Tunisia suspends government, parliament amid protests

US stocks notched another set of records on Monday ahead of the Fed meeting on Wednesday. The DOW and S&P closed 0.24% higher each while the NASDAQ gained a comparatively muted 0.03% as strong performance in big tech just outweighed selling in Chinese tech. Yield on 10Y USTs closed higher at 1.2896%.

The BoE looks set to continue its accommodative stance for a while longer ahead of next week’s meeting. Monetary Policy Committee member Gertjan Vlieghe became the latest member to rule out any attempts at slowing down stimulus saying the economy has not yet reached full employment.
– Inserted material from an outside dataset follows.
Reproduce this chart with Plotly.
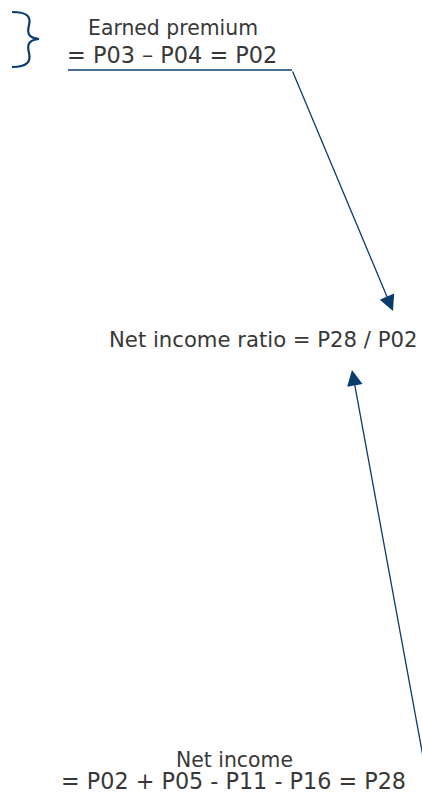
import plotly.graph_objects as go

W, H = 422, 799
NAVY = "#0b3c6e"
TEXT = "#383838"
FONT = "DejaVu Sans, Liberation Sans, sans-serif"

# Text lines: (label, x centre, y centre, size)
labels = ["Earned premium", "= P03 \u2013 P04 = P02", "Net income ratio = P28 / P02",
          "Net income", "= P02 + P05 - P11 - P16 = P28"]
label_x = [173, 172, 263, 234, 233]
label_y = [28, 55, 339, 760, 781]
label_size = [20.4, 22.4, 21.2, 20.4, 22.3]

# Underline under the earned-premium formula
underline_x = [68, 292]
underline_y = [70, 70]

# Arrows: start (tail) -> end (tip)
arrow_tail_x = [292, 424]
arrow_tail_y = [70, 762]
arrow_tip_x = [393, 352]
arrow_tip_y = [311, 370]

# Brace path
brace_path = ("M 12 12 C 28 12, 31 17, 29 25 C 27 33, 28 38, 39 39 "
              "C 28 40, 27 45, 29 53 C 31 61, 28 67, 12 67")

fig = go.Figure()
fig.add_trace(go.Scatter(x=underline_x, y=underline_y, mode="lines",
                         line=dict(color=NAVY, width=1.3), hoverinfo="skip",
                         showlegend=False))

for lab, x, y, s in zip(labels, label_x, label_y, label_size):
    fig.add_annotation(x=x, y=y, text=lab, showarrow=False, xanchor="center",
                       yanchor="middle", font=dict(family=FONT, size=s, color=TEXT))

for tx, ty, hx, hy in zip(arrow_tail_x, arrow_tail_y, arrow_tip_x, arrow_tip_y):
    fig.add_annotation(x=hx, y=hy, ax=tx, ay=ty, xref="x", yref="y",
                       axref="x", ayref="y", text="", showarrow=True,
                       arrowhead=2, arrowsize=2.4, arrowwidth=1.3,
                       arrowcolor=NAVY, standoff=0)

fig.add_shape(type="path", path=brace_path, xref="x", yref="y",
              line=dict(color=NAVY, width=2.2))

fig.update_xaxes(range=[0, W], visible=False, fixedrange=True)
fig.update_yaxes(range=[H, 0], visible=False, fixedrange=True)
fig.update_layout(width=W, height=H, margin=dict(l=0, r=0, t=0, b=0),
                  plot_bgcolor="white", paper_bgcolor="white", showlegend=False)

fig.write_html("out.html", config={"displayModeBar": False},
               post_script="document.body.style.margin='0';"
                           "document.body.style.overflow='hidden';")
With only two members having indicated support for scaling QE, the 8-member committee looks set to maintain the status quo. The pound closed firmer at $1.3818 while yield on 10Y UKTs closed lower at 0.571%.

Chinese tech shares continued reeling from the latest regulatory clampdown for a third day. The CSI traded 3.53% lower with a strong showing in industrial profits (20% up YOY in June) failing to rein in the slide; the HANG SENG was similarly lower, down 4.75% late in the Asia session. The ASX was 0.50% higher while the NIKKEI rose 0.49% ahead of an address by the BoJ governor.

The IMF signaled that it would continue support for Tunisia as the country reels from President Saied Kais’ decision to fire the government and suspend parliament following anti-government protests. BTUN 25s, which shed some 5pts on Monday in the aftermath, opened steady on Tuesday. Sovereign bonds of regional peers Morocco and Egypt were little changed even as the protests triggered memories of the 2011 Arab Spring which reverberated across the Middle East.

Brazilian economists upped their end-2021 estimate of the Selic to 7% as inflation continues to heat up; mid-July inflation came at 8.59% YoY, some way above the central bank’s 3.75% target. The high print came amid a drought-induced soaring in electricity costs pushing economists to up their end-year estimate of inflation to 6.56% from 6.31%. The median estimate for the rate hike at the October meeting is now 100bps. The real closed firmer at 5.1765 to the dollar while BRAZIL 30s were about flat, trading about 3.75%.